The required output is a single number: how many lines of the material contain the string "this".
* Begin RECORDS PROVIDED *
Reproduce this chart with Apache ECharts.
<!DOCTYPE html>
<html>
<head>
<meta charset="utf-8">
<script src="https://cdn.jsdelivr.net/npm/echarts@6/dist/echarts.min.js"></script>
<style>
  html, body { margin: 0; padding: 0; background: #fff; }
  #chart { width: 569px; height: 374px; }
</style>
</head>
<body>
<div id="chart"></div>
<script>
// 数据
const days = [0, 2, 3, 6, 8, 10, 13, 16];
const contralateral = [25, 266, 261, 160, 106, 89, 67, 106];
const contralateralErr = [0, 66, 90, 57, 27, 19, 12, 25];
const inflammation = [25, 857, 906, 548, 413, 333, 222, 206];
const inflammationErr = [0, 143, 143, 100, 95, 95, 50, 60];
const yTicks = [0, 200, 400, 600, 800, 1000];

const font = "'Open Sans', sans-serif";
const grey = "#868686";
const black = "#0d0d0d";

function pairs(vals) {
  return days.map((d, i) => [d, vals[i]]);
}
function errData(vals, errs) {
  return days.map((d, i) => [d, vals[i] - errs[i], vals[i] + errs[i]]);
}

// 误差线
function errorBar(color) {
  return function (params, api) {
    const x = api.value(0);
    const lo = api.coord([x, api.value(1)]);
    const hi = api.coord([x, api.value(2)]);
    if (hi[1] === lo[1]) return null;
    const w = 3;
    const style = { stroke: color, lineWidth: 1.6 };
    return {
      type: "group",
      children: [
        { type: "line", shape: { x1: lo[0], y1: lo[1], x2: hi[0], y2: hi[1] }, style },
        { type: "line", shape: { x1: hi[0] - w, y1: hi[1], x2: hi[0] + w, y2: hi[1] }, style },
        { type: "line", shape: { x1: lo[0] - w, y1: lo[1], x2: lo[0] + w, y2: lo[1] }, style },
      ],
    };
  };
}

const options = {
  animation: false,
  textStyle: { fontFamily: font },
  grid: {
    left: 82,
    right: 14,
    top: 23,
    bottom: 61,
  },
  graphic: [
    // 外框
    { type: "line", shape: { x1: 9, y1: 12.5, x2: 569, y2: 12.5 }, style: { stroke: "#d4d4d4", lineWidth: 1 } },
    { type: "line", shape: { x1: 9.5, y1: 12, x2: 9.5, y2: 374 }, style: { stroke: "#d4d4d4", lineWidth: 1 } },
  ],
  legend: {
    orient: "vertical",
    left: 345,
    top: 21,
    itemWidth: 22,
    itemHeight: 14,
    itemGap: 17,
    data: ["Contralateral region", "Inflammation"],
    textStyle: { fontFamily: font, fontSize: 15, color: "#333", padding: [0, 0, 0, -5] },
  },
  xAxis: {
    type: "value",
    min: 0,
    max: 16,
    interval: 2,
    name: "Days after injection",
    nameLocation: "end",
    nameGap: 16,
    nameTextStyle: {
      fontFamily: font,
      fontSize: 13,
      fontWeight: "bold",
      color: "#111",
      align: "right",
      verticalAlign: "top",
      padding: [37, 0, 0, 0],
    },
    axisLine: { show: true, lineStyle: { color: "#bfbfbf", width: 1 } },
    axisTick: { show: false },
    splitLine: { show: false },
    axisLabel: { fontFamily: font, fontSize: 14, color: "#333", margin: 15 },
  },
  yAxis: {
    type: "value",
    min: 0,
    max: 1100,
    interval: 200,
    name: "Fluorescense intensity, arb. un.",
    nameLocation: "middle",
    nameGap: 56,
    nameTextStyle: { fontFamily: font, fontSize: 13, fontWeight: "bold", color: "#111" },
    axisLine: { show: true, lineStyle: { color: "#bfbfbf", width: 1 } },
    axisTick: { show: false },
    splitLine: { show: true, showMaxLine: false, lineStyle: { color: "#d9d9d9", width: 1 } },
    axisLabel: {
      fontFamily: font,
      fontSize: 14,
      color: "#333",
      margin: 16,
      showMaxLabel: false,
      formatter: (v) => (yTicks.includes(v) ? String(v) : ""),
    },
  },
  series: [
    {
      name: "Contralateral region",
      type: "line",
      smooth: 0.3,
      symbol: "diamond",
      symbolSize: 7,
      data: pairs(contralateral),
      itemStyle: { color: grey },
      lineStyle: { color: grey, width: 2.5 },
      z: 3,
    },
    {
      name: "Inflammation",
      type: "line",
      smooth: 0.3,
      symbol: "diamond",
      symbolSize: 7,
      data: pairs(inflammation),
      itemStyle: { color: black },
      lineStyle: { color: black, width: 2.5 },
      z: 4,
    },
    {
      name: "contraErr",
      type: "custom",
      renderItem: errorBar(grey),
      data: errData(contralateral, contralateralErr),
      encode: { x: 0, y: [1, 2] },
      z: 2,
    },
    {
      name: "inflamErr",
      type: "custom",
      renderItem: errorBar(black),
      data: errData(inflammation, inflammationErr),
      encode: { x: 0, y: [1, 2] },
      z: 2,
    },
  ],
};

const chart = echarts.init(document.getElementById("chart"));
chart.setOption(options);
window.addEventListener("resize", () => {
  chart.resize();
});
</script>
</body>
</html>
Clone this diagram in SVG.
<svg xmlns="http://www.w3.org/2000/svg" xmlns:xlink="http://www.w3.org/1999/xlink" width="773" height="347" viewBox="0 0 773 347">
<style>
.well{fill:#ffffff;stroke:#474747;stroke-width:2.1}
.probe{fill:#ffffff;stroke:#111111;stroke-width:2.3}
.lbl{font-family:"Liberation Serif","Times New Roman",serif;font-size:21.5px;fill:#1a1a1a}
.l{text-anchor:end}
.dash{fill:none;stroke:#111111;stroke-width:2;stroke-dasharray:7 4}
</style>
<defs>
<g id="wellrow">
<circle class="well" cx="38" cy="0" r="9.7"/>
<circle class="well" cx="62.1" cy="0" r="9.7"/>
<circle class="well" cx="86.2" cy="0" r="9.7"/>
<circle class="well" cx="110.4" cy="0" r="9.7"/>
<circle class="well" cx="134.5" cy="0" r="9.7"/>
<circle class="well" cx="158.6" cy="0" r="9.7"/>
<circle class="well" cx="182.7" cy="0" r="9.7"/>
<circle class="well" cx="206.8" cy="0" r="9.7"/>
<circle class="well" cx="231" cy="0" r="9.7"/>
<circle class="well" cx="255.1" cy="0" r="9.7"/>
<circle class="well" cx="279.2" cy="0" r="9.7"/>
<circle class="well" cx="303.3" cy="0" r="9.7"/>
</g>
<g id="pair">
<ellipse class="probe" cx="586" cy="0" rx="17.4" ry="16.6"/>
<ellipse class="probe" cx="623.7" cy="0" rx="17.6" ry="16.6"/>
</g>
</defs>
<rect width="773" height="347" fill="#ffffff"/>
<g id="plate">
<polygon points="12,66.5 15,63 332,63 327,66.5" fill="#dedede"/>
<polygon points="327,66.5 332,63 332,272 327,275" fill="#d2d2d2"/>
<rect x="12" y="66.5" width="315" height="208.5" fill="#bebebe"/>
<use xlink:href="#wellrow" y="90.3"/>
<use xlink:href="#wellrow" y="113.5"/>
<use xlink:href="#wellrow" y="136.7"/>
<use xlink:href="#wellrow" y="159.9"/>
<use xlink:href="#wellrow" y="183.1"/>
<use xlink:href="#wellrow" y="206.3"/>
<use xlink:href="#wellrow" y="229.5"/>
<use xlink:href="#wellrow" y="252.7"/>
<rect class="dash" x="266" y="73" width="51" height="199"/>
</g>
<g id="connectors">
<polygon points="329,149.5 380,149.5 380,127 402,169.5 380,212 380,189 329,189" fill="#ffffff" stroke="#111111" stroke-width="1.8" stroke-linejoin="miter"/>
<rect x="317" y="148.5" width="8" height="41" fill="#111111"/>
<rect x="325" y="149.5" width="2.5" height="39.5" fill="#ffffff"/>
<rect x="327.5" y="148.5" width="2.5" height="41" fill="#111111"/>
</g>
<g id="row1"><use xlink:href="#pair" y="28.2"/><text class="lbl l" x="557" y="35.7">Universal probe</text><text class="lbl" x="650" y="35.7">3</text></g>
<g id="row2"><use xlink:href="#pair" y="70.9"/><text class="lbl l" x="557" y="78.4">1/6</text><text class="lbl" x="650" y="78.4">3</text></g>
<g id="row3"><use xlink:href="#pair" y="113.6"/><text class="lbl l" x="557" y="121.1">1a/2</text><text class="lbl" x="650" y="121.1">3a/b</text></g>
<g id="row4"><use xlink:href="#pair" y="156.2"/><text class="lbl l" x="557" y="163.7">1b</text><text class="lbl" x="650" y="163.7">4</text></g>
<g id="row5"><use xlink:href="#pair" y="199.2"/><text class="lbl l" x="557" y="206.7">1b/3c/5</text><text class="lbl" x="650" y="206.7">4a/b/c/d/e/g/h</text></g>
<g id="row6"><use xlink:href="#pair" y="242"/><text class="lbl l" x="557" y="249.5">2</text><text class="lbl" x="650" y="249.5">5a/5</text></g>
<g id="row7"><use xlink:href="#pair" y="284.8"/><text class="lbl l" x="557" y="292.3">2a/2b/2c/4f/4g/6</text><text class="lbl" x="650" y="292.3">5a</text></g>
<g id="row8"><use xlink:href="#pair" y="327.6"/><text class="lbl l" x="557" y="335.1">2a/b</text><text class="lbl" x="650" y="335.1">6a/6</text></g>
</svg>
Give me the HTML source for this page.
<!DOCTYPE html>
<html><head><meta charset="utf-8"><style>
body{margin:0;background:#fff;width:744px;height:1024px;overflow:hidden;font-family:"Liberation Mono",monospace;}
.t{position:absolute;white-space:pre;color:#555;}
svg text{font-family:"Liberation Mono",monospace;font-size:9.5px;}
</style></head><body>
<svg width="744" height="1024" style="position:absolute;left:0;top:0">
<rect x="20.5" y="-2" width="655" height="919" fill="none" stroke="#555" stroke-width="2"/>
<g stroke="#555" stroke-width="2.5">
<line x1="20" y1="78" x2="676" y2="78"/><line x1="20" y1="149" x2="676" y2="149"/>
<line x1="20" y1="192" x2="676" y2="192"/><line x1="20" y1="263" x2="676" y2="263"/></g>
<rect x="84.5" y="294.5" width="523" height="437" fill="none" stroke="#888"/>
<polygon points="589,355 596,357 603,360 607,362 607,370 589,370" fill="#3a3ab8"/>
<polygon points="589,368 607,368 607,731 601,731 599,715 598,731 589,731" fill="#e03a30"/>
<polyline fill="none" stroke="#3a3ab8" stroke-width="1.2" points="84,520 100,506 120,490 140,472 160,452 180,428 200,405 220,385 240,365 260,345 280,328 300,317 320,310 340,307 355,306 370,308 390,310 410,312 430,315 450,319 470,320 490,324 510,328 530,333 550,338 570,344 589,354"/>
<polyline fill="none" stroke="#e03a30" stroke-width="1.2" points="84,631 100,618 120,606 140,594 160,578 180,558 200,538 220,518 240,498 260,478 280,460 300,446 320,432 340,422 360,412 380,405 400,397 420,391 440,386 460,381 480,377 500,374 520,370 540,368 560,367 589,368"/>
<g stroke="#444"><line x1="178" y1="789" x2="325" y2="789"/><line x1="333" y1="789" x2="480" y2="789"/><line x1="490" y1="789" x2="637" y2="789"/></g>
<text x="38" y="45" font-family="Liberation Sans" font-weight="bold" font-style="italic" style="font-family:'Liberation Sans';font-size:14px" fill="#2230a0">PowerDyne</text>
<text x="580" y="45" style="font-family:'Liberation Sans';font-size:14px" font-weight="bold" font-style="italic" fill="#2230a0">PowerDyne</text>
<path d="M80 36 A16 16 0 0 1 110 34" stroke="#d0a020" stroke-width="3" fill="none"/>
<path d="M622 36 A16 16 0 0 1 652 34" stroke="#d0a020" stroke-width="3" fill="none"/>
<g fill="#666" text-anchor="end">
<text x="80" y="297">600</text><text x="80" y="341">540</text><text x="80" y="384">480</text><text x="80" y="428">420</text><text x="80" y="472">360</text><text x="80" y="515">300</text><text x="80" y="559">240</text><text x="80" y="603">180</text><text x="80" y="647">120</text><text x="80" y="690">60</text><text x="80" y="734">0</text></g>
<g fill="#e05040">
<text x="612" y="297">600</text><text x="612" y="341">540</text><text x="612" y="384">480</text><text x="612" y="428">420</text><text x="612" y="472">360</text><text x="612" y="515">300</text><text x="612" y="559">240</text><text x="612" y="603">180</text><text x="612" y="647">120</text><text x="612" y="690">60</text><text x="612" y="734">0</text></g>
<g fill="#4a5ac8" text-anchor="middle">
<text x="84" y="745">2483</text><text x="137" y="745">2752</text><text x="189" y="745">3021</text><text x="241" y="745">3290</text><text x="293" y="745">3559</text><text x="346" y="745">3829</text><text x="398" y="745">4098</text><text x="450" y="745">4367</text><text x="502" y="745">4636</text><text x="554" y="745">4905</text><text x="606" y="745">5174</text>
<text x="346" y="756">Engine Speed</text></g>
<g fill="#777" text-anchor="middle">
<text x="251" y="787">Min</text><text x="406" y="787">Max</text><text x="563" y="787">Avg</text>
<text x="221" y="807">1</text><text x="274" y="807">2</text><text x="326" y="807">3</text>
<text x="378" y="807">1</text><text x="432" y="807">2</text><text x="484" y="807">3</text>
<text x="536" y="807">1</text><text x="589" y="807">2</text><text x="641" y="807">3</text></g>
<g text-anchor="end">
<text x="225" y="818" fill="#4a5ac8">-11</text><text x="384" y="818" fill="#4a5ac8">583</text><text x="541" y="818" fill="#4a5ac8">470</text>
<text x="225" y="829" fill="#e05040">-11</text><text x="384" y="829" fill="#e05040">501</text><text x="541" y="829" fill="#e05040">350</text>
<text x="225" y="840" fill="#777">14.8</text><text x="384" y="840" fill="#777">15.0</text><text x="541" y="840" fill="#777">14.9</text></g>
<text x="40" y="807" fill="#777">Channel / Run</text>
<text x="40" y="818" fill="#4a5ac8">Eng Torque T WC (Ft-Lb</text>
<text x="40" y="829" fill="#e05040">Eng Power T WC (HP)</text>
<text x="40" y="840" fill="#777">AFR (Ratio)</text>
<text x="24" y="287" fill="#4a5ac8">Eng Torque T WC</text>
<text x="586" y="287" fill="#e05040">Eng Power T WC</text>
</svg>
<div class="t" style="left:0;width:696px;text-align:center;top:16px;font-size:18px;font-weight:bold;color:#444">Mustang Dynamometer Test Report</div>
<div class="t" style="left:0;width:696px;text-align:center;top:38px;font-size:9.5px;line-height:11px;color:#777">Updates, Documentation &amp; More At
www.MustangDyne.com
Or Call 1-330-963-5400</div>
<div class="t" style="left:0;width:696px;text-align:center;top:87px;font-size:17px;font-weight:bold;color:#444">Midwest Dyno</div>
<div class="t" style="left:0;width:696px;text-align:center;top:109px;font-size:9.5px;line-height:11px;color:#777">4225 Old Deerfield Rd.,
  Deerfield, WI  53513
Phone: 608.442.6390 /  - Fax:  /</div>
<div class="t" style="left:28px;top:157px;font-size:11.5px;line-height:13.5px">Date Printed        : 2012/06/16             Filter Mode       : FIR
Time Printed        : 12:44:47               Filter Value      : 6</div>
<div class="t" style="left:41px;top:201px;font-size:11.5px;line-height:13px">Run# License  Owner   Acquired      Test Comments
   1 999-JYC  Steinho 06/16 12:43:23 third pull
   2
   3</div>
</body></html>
* End RECORDS PROVIDED *
TASK SOLUTION:
3